→ **Exercise requirements**
Copy exactly the lines from the start of the material through the line with "50.1, 50.3, 50.3]". Pictures stay out of the copy.

────────────────────

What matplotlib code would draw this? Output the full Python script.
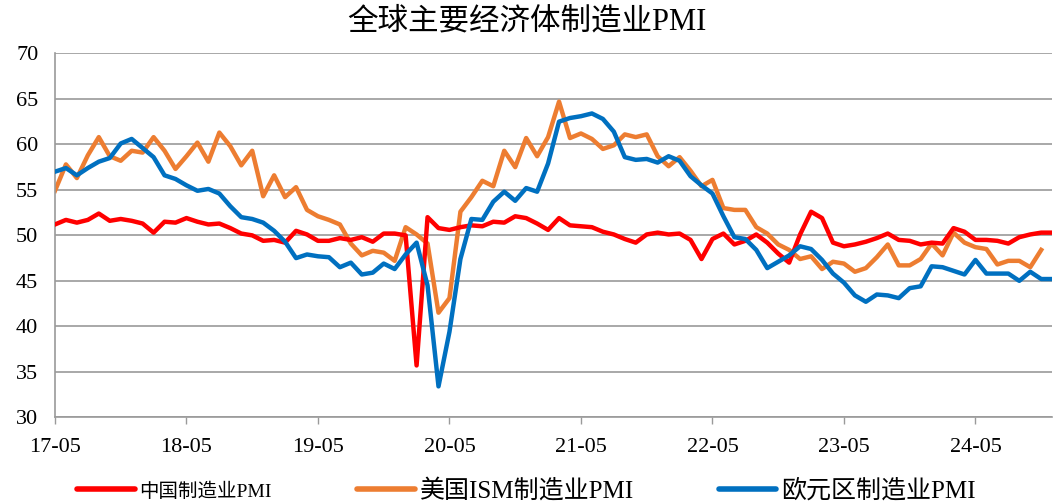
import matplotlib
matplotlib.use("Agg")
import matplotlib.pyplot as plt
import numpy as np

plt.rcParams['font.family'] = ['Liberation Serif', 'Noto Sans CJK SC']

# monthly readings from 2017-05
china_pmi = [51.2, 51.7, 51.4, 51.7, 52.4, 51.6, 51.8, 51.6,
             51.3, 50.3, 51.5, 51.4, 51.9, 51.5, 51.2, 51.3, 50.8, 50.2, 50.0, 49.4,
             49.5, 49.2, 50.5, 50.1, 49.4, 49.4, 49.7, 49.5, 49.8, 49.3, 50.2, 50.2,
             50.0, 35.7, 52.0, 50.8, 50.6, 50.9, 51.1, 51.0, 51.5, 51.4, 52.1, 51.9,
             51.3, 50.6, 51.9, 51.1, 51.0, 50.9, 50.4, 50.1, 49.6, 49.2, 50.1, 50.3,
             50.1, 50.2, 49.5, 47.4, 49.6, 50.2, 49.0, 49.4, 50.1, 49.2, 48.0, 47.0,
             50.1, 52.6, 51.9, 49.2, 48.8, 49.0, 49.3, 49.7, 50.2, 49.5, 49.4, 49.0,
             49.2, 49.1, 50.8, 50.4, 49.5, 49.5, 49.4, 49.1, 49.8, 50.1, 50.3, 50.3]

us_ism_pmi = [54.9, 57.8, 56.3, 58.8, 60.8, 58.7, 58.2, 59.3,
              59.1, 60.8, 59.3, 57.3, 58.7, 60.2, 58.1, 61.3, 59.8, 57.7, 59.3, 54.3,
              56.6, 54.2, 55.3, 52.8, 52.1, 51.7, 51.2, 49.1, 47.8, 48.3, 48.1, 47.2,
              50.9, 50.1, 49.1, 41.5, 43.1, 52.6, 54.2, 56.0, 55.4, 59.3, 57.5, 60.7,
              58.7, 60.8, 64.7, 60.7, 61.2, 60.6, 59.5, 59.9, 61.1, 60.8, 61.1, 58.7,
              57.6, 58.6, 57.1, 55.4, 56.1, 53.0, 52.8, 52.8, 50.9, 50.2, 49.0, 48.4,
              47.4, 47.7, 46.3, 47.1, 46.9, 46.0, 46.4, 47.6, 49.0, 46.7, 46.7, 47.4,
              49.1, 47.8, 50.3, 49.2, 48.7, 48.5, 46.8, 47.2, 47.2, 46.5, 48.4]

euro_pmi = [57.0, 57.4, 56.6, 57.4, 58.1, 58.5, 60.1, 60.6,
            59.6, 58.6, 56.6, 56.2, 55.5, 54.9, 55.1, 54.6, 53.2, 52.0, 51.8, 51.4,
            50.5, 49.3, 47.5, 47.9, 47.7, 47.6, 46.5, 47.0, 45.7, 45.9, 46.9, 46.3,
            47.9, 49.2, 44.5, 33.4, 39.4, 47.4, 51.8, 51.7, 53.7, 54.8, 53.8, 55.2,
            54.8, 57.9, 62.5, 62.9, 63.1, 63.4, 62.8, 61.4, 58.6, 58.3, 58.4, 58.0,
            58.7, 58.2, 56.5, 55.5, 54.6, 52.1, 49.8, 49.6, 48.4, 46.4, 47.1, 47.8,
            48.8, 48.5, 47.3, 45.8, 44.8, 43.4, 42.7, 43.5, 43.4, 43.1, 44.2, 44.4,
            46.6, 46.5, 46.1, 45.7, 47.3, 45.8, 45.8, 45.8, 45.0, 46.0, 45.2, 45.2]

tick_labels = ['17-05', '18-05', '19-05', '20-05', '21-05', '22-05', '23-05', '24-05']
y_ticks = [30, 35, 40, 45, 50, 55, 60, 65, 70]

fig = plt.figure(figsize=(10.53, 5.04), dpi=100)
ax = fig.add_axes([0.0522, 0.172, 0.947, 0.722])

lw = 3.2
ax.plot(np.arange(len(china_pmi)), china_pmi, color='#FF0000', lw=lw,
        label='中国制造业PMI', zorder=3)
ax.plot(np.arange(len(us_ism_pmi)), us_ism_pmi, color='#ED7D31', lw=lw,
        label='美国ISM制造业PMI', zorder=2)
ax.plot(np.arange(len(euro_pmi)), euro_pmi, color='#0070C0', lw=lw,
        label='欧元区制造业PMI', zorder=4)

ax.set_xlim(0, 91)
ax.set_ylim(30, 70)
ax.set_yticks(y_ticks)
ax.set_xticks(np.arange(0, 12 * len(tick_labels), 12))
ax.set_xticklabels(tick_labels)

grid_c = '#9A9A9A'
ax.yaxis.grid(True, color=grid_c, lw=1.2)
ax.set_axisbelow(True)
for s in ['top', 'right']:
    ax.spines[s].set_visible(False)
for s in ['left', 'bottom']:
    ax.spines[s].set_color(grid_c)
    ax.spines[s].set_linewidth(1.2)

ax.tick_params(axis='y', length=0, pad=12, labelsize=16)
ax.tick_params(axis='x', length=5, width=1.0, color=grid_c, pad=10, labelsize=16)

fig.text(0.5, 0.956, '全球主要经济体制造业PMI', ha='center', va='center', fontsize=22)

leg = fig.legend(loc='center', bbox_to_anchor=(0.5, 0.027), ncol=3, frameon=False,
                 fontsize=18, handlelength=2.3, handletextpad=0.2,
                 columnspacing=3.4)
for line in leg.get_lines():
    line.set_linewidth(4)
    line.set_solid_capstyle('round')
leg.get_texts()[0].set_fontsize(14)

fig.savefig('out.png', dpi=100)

────────────────────

→ **Full solution**
What matplotlib code would draw this? Output the full Python script.
import matplotlib
matplotlib.use("Agg")
import matplotlib.pyplot as plt
import numpy as np

plt.rcParams['font.family'] = ['Liberation Serif', 'Noto Sans CJK SC']

# monthly readings from 2017-05
china_pmi = [51.2, 51.7, 51.4, 51.7, 52.4, 51.6, 51.8, 51.6,
             51.3, 50.3, 51.5, 51.4, 51.9, 51.5, 51.2, 51.3, 50.8, 50.2, 50.0, 49.4,
             49.5, 49.2, 50.5, 50.1, 49.4, 49.4, 49.7, 49.5, 49.8, 49.3, 50.2, 50.2,
             50.0, 35.7, 52.0, 50.8, 50.6, 50.9, 51.1, 51.0, 51.5, 51.4, 52.1, 51.9,
             51.3, 50.6, 51.9, 51.1, 51.0, 50.9, 50.4, 50.1, 49.6, 49.2, 50.1, 50.3,
             50.1, 50.2, 49.5, 47.4, 49.6, 50.2, 49.0, 49.4, 50.1, 49.2, 48.0, 47.0,
             50.1, 52.6, 51.9, 49.2, 48.8, 49.0, 49.3, 49.7, 50.2, 49.5, 49.4, 49.0,
             49.2, 49.1, 50.8, 50.4, 49.5, 49.5, 49.4, 49.1, 49.8, 50.1, 50.3, 50.3]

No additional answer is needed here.